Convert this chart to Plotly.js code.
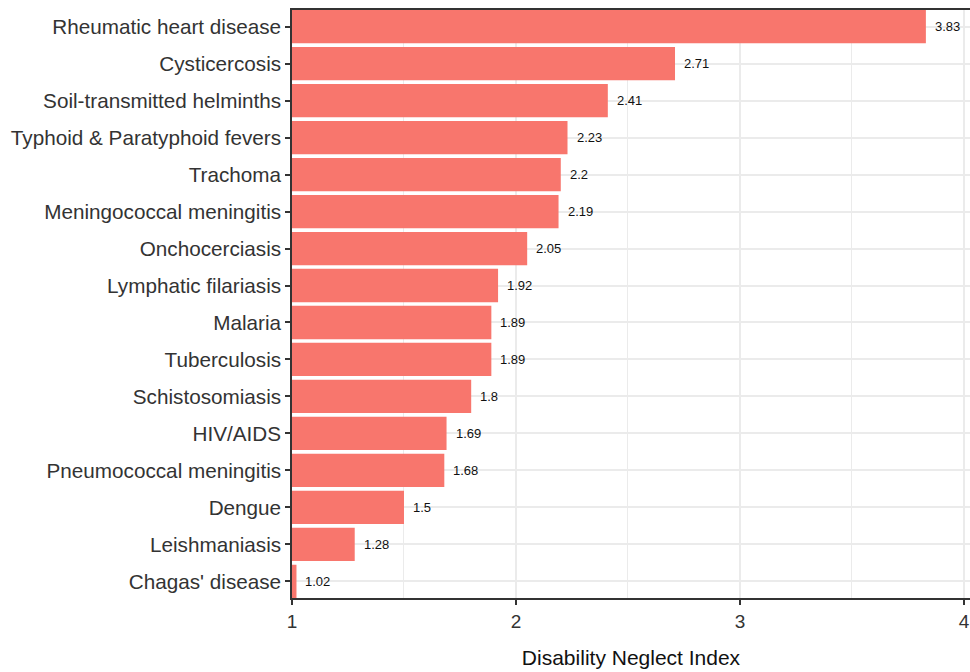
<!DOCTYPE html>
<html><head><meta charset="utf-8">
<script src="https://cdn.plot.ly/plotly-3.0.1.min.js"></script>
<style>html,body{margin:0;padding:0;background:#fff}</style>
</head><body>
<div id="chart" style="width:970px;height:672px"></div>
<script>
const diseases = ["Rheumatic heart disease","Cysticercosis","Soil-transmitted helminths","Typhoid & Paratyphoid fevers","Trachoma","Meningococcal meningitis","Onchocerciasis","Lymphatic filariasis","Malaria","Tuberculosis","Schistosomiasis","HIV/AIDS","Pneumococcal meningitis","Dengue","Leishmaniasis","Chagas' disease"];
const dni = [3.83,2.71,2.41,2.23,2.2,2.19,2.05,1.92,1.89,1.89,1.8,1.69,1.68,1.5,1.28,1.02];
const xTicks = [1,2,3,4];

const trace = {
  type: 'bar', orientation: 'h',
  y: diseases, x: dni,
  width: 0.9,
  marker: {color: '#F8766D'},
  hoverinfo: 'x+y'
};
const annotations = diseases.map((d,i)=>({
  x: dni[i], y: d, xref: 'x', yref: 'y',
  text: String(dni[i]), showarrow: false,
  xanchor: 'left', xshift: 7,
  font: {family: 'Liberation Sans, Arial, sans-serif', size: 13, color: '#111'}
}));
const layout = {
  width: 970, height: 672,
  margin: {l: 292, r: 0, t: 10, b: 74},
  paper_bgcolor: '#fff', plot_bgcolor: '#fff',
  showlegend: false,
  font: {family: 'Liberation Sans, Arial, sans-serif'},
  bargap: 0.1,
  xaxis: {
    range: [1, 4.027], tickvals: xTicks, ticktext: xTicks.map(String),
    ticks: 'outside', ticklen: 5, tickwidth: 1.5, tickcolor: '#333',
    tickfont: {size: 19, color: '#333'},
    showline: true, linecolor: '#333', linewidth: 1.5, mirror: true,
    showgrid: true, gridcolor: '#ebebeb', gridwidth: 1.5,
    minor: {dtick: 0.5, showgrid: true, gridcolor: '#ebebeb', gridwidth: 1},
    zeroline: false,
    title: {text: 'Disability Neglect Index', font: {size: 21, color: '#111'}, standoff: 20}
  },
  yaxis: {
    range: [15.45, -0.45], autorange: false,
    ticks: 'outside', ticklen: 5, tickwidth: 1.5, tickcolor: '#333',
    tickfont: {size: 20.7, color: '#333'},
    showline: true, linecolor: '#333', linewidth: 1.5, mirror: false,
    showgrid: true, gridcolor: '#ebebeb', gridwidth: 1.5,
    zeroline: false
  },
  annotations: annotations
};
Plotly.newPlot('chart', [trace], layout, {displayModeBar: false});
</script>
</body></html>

^^^^

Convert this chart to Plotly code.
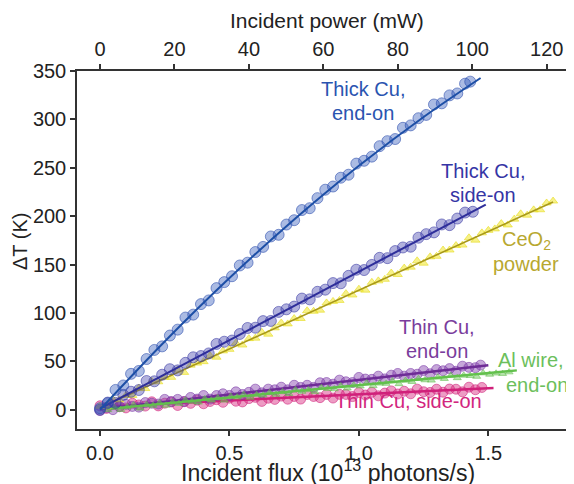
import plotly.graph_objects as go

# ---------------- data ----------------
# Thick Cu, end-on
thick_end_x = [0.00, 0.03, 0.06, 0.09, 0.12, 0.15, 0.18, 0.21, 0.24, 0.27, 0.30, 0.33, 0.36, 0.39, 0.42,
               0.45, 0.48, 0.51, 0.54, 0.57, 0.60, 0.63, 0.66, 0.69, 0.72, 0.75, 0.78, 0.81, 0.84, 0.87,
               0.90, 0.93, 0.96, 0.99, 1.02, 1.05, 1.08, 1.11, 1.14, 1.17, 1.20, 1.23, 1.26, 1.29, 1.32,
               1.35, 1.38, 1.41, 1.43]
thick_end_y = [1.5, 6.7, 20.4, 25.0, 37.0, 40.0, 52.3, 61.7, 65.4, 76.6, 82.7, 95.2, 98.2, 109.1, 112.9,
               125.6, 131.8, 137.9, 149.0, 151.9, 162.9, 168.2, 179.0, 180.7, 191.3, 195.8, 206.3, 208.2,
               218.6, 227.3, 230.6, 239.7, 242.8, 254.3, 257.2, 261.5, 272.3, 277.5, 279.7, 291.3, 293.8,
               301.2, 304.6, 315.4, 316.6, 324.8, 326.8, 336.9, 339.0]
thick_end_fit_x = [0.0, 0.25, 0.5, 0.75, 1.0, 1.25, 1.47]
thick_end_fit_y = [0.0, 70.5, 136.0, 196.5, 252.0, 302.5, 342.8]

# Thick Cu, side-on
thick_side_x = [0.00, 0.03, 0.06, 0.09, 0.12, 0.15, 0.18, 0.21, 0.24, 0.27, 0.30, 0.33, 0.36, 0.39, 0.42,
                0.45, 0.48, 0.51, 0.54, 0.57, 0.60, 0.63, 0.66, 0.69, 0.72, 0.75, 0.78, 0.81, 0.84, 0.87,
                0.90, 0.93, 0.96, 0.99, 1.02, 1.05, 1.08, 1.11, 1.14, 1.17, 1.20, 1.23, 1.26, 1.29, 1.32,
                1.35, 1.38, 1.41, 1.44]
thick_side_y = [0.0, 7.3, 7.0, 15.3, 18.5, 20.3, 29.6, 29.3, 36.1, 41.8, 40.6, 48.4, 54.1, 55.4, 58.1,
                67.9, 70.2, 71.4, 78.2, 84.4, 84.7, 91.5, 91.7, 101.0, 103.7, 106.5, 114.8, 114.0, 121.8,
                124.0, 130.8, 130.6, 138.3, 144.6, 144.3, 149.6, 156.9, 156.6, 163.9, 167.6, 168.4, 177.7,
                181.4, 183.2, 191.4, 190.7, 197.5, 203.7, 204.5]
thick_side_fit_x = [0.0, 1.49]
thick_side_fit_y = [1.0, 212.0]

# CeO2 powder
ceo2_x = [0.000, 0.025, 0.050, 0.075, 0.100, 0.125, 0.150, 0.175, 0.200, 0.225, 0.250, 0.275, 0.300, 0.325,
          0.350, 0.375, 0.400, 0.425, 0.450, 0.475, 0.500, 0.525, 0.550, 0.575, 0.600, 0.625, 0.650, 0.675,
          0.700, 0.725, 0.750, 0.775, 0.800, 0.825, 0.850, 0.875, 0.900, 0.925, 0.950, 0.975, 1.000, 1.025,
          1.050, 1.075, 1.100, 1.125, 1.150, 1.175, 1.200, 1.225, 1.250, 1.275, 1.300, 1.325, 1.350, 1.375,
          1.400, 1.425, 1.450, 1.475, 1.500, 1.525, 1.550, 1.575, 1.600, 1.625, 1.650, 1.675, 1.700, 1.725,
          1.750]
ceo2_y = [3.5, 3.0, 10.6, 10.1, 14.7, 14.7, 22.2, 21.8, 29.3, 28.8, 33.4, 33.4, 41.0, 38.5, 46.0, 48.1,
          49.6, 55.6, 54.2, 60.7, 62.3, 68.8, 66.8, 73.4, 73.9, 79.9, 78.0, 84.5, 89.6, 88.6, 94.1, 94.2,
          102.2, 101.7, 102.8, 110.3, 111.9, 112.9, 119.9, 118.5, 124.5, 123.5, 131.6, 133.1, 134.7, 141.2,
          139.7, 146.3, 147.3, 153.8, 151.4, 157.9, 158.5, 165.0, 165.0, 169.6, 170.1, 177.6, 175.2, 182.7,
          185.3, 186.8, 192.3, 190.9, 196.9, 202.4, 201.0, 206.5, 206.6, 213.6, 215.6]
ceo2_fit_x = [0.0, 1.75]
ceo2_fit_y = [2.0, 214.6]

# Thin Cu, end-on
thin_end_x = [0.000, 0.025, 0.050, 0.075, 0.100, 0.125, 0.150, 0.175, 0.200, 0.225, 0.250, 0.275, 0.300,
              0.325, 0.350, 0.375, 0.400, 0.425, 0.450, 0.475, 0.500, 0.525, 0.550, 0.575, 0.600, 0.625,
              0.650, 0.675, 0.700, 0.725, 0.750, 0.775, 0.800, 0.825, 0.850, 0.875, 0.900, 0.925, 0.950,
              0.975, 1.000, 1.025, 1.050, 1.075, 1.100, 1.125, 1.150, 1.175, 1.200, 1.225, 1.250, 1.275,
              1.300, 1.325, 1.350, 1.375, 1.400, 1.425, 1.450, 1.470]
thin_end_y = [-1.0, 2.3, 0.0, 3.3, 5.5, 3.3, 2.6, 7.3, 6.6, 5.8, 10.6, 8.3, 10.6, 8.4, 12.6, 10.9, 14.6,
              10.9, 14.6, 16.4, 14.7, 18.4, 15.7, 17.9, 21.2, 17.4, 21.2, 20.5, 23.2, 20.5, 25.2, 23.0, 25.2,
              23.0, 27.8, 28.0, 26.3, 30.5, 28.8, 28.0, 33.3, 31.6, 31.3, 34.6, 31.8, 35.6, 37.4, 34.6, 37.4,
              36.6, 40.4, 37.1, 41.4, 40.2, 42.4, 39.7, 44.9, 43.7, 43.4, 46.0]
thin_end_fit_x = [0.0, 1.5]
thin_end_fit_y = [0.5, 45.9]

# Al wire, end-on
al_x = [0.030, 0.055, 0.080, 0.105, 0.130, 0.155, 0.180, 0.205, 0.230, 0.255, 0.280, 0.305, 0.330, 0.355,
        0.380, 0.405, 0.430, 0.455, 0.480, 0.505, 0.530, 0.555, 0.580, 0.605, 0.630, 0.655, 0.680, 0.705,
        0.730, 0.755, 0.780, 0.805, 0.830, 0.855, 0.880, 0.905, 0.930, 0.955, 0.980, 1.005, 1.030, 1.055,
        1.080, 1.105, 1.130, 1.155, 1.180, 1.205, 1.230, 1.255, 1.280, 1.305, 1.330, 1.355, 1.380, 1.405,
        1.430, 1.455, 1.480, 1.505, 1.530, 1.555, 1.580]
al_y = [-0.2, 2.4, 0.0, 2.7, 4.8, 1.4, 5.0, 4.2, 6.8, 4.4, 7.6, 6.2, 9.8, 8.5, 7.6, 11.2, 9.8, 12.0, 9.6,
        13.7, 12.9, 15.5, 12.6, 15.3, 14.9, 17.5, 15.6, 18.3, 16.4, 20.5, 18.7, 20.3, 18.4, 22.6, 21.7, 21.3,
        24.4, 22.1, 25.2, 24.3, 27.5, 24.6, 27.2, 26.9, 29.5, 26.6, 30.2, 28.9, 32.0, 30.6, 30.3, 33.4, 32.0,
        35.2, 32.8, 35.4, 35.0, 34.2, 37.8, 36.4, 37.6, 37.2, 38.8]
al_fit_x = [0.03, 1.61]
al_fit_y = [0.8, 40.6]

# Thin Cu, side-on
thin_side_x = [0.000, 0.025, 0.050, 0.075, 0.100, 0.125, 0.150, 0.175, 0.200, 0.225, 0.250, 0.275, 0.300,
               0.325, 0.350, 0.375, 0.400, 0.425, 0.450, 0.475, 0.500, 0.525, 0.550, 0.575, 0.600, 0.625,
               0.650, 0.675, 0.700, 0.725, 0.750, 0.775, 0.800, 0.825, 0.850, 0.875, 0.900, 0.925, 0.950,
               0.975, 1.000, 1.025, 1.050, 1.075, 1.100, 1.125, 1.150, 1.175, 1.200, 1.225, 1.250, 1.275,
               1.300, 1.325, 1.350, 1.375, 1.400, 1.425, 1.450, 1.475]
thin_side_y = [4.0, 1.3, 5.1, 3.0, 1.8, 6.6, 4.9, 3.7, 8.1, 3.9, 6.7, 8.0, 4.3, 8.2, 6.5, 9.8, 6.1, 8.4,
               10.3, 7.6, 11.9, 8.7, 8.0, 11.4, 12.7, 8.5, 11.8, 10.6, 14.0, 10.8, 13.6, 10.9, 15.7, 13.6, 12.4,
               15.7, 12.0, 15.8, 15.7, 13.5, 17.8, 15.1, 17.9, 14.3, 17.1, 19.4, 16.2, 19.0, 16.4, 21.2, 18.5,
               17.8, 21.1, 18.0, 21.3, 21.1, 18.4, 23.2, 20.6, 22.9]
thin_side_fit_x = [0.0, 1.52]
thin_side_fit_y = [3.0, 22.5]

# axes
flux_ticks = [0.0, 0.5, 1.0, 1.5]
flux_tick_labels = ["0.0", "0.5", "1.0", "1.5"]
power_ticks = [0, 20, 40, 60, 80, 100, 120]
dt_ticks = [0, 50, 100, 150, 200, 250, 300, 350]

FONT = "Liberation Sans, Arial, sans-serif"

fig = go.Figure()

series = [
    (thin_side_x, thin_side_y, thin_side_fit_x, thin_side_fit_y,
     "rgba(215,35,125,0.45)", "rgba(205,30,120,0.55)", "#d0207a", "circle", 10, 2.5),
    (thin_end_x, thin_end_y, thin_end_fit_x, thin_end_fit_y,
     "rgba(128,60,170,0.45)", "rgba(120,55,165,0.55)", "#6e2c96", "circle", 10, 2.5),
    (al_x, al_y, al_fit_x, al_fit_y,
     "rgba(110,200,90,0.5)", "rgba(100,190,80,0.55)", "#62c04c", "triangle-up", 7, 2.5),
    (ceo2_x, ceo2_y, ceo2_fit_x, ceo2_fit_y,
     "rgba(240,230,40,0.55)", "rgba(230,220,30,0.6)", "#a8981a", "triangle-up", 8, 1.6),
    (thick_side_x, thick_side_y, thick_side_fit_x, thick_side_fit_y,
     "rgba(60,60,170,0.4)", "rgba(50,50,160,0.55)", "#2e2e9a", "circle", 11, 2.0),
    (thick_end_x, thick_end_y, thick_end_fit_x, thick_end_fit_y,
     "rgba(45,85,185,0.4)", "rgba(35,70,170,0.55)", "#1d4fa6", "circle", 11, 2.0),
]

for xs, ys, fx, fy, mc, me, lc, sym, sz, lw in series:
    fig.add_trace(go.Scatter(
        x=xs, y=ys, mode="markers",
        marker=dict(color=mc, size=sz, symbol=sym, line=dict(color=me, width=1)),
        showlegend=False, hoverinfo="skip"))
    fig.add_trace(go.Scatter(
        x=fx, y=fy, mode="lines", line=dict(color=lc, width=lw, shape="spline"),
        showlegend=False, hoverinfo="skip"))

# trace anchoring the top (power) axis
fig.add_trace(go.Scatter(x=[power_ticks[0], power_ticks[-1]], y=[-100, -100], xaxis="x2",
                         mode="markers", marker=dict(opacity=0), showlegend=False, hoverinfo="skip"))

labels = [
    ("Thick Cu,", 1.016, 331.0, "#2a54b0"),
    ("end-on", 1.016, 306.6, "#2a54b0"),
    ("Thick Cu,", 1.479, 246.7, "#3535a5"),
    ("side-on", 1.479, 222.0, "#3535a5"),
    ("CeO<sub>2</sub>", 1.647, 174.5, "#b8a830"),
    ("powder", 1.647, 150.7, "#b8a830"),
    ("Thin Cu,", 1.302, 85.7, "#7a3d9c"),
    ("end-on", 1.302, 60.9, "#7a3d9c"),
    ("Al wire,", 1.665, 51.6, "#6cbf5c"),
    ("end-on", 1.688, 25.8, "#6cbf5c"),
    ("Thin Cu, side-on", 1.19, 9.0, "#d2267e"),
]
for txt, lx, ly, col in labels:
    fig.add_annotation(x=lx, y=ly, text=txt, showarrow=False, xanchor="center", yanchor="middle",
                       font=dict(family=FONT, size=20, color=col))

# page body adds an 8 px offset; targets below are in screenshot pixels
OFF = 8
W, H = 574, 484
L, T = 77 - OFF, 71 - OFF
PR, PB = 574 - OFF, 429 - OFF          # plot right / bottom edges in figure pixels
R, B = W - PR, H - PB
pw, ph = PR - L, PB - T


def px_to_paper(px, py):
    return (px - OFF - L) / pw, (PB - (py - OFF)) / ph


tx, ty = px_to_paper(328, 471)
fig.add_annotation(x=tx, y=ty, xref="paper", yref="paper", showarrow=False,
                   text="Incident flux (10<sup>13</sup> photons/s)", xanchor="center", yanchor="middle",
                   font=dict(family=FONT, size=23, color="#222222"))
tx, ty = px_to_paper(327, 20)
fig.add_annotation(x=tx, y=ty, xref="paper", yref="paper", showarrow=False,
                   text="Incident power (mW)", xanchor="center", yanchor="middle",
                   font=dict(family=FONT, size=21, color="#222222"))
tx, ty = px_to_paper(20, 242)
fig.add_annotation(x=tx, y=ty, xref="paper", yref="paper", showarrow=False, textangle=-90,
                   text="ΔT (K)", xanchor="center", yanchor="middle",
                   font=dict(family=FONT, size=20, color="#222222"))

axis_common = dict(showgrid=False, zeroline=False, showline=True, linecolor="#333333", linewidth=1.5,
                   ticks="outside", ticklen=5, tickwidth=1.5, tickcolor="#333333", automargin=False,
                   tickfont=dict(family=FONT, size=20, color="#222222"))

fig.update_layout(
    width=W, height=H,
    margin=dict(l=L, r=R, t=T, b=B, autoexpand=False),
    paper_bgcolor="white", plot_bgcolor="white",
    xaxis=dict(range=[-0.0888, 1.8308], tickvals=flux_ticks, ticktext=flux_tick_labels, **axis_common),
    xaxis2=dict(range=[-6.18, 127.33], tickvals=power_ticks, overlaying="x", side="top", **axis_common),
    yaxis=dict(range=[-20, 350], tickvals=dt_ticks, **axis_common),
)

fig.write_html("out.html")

^^^^

THE REQUEST: Reproduce the lines above starting at the one with "Convert this chart to Plotly code." and ending at the one with "thick_side_fit_y = [1.0, 212.0]", both included, exactly and with no pictures.

RESULT FOR THIS TASK:
Convert this chart to Plotly code.
import plotly.graph_objects as go

# ---------------- data ----------------
# Thick Cu, end-on
thick_end_x = [0.00, 0.03, 0.06, 0.09, 0.12, 0.15, 0.18, 0.21, 0.24, 0.27, 0.30, 0.33, 0.36, 0.39, 0.42,
               0.45, 0.48, 0.51, 0.54, 0.57, 0.60, 0.63, 0.66, 0.69, 0.72, 0.75, 0.78, 0.81, 0.84, 0.87,
               0.90, 0.93, 0.96, 0.99, 1.02, 1.05, 1.08, 1.11, 1.14, 1.17, 1.20, 1.23, 1.26, 1.29, 1.32,
               1.35, 1.38, 1.41, 1.43]
thick_end_y = [1.5, 6.7, 20.4, 25.0, 37.0, 40.0, 52.3, 61.7, 65.4, 76.6, 82.7, 95.2, 98.2, 109.1, 112.9,
               125.6, 131.8, 137.9, 149.0, 151.9, 162.9, 168.2, 179.0, 180.7, 191.3, 195.8, 206.3, 208.2,
               218.6, 227.3, 230.6, 239.7, 242.8, 254.3, 257.2, 261.5, 272.3, 277.5, 279.7, 291.3, 293.8,
               301.2, 304.6, 315.4, 316.6, 324.8, 326.8, 336.9, 339.0]
thick_end_fit_x = [0.0, 0.25, 0.5, 0.75, 1.0, 1.25, 1.47]
thick_end_fit_y = [0.0, 70.5, 136.0, 196.5, 252.0, 302.5, 342.8]

# Thick Cu, side-on
thick_side_x = [0.00, 0.03, 0.06, 0.09, 0.12, 0.15, 0.18, 0.21, 0.24, 0.27, 0.30, 0.33, 0.36, 0.39, 0.42,
                0.45, 0.48, 0.51, 0.54, 0.57, 0.60, 0.63, 0.66, 0.69, 0.72, 0.75, 0.78, 0.81, 0.84, 0.87,
                0.90, 0.93, 0.96, 0.99, 1.02, 1.05, 1.08, 1.11, 1.14, 1.17, 1.20, 1.23, 1.26, 1.29, 1.32,
                1.35, 1.38, 1.41, 1.44]
thick_side_y = [0.0, 7.3, 7.0, 15.3, 18.5, 20.3, 29.6, 29.3, 36.1, 41.8, 40.6, 48.4, 54.1, 55.4, 58.1,
                67.9, 70.2, 71.4, 78.2, 84.4, 84.7, 91.5, 91.7, 101.0, 103.7, 106.5, 114.8, 114.0, 121.8,
                124.0, 130.8, 130.6, 138.3, 144.6, 144.3, 149.6, 156.9, 156.6, 163.9, 167.6, 168.4, 177.7,
                181.4, 183.2, 191.4, 190.7, 197.5, 203.7, 204.5]
thick_side_fit_x = [0.0, 1.49]
thick_side_fit_y = [1.0, 212.0]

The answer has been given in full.